All of this certainly seemed impressive on paper and prior to watching The Intern I was certainly intrigued – not something that happened when I first heard of the films concept – brushing it aside as another run of the mill ‘date-night’ movie that have become a staple of cinema in recent years thanks to their reliable box office pulling power and strong return versus the relatively low budget it can take to make them. Alas I digress…we’re here for a review right!?
The Intern follows retiree and widower, Ben (De Niro), who following the death of his wife has become bored with the life he now leads. Ben applies and is accepted into a ‘Senior Intern’ programme ran by a fashion start-up company ran by its founder Jules (Hathaway) determined to throw himself back into the world of work, Ben sets about proving to the reluctant and ever-busy Jules he is far more of a help than hindrance.

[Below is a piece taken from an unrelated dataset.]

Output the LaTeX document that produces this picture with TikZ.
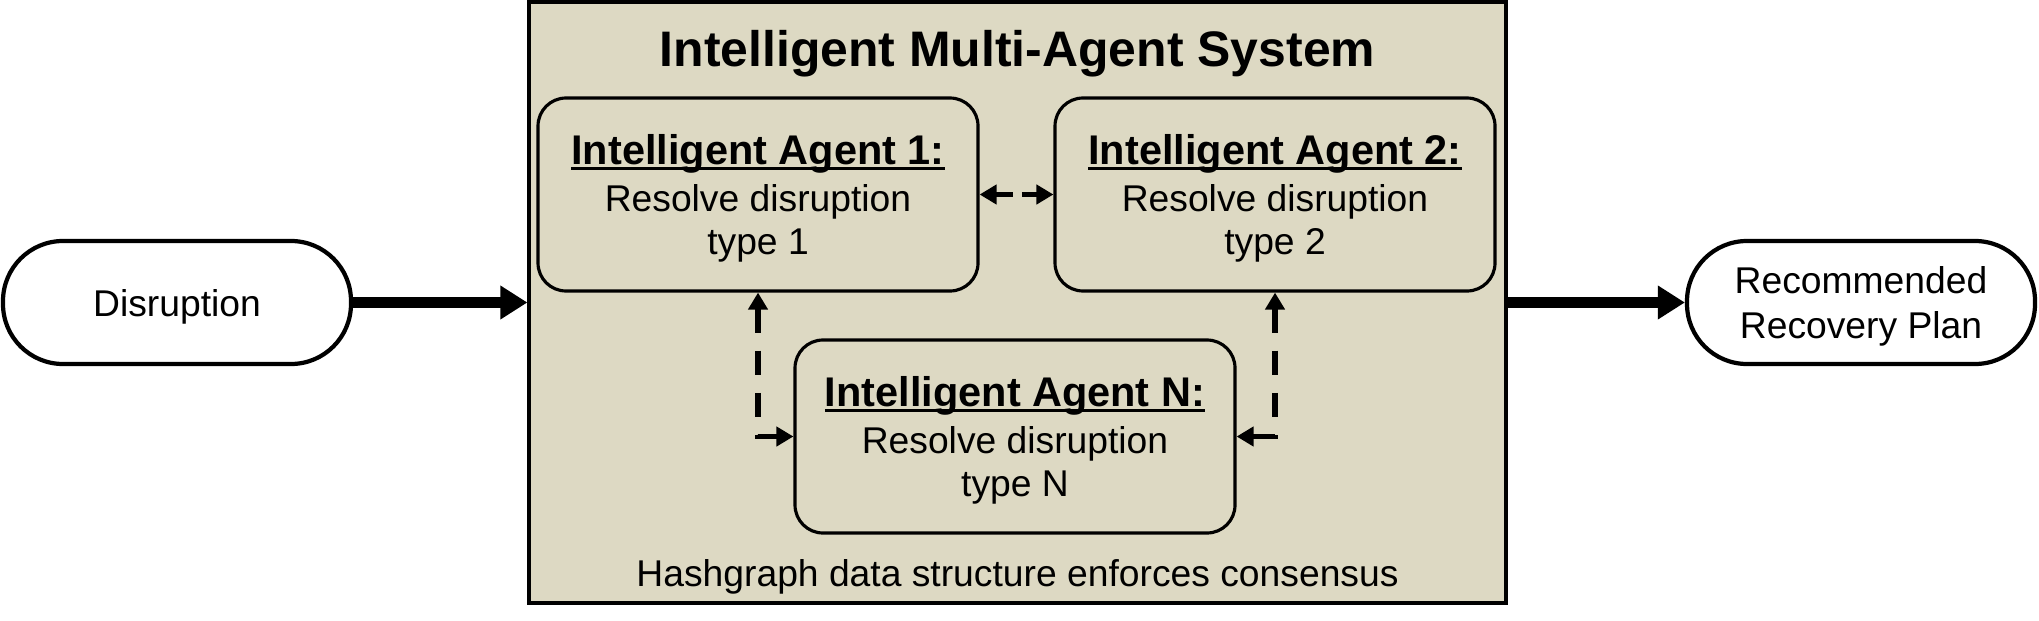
\documentclass[tikz,border=0pt]{standalone}
\usepackage{fontspec}
\setmainfont{Liberation Sans}
\usetikzlibrary{positioning,arrows.meta}

\definecolor{panel}{HTML}{DDD9C3}
% bold heading with a close underline
\newcommand{\agenthead}[1]{{\fontsize{11.8}{13}\selectfont\bfseries\setbox0\hbox{#1}\rlap{\rule[-1.5pt]{\wd0}{0.8pt}}\box0}}

\begin{document}
\begin{tikzpicture}[font=\fontsize{10.6}{12.2}\selectfont,
  agent/.style={draw,line width=0.9pt,rounded corners=0.28cm,fill=panel,minimum width=4.4cm,minimum height=1.93cm,align=center,text depth=-0.03cm},
  ends/.style={draw,line width=1.2pt,rounded corners=0.6cm,fill=white,minimum width=3.48cm,minimum height=1.23cm,align=center,text depth=0pt},
  flow/.style={line width=3pt,-{Triangle[length=0.27cm,width=0.32cm]}},
  link/.style={line width=1.6pt,dash pattern=on 7pt off 5pt,{Triangle[length=0.17cm,width=0.19cm]}-{Triangle[length=0.17cm,width=0.19cm]}}]
  \useasboundingbox (0,0) rectangle (20.39,6.2);

  \node[draw,line width=0.9pt,fill=panel,minimum width=9.77cm,minimum height=6.01cm] (sys) at (10.175,3.175) {};
  \node[font=\fontsize{14.2}{16}\selectfont\bfseries,anchor=base] (title) at ([yshift=-.66cm]sys.north) {Intelligent Multi-Agent System};
  \node[anchor=base] (hash) at ([yshift=.18cm]sys.south) {Hashgraph data structure enforces consensus};

  \foreach \k/\x in {1/7.58,2/12.75}{
    \node[agent] (a\k) at (\x,4.255) {\agenthead{Intelligent Agent \k:}\\[1.2pt]Resolve disruption\\type \k};
  }
  \node[agent] (aN) at (10.15,1.835) {\agenthead{Intelligent Agent N:}\\[1.2pt]Resolve disruption\\type N};

  \draw[link,dash pattern=on 5pt off 2.5pt] (a1) -- (a2);
  \draw[link] (a1) |- (aN);
  \draw[link] (a2) |- (aN);

  \node[ends] (dis) at (1.77,3.175) {Disruption};
  \node[ends,font=\fontsize{10.6}{13}\selectfont] (plan) at (18.61,3.175) {Recommended\\Recovery Plan};

  \draw[flow] (dis) -- (sys);
  \draw[flow] (sys) -- (plan);
\end{tikzpicture}
\end{document}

From the offset The Intern allows De Niro to prove he is a great actor, which was unexpected as often that may become lost in a film such as this that could have focuses on the slapstick element of a retiree returning to a new modern world of work. Instead Bens dedication and old-school mentality is the perfect compliment to the almost perpetual motion that is Jules’ life. De Niro almost feels like the old guy in UP! but in real life – you can’t help but absolutely fall in love with Ben’s persona – it’s relatable to almost any age group as one can see shades of their own fathers or grandfathers in Ben. Hathaway’s character Jules is almost a carbon copy of Ben only forty years or so younger – even if she doesn’t know it. She’s determined to maintain the quality of the company she started from scratch before it grew into a much bigger enterprise than she could have imagined.
The scenarios thrown up by the film are grounded in reality and aren’t too wacky or over the top that they focus on gaining cheap laughs from the audience – instead we grow to like the characters even those that aren’t at the forefront, with the supporting cast proving more than just plot fodder.
The interactions between Ben and Jules also reflect a real relationship and one that doesn’t become a father-daughter relationship that we might have expected. Instead a friendship based on a mutual respect for each other grows and this is perhaps the most telling aspect of the film as it certainly might not have worked had the writing and directing of Meyers not allowed it to grow as it does.
The Intern does run a little long at just over two hours you start to feel it’s gone on for quite a while as the final third begins to draw to a close. It’s strange though as looking back I couldn’t pinpoint any major time consuming moments that could have been cut, but perhaps the film would have benefited from more stringent editing.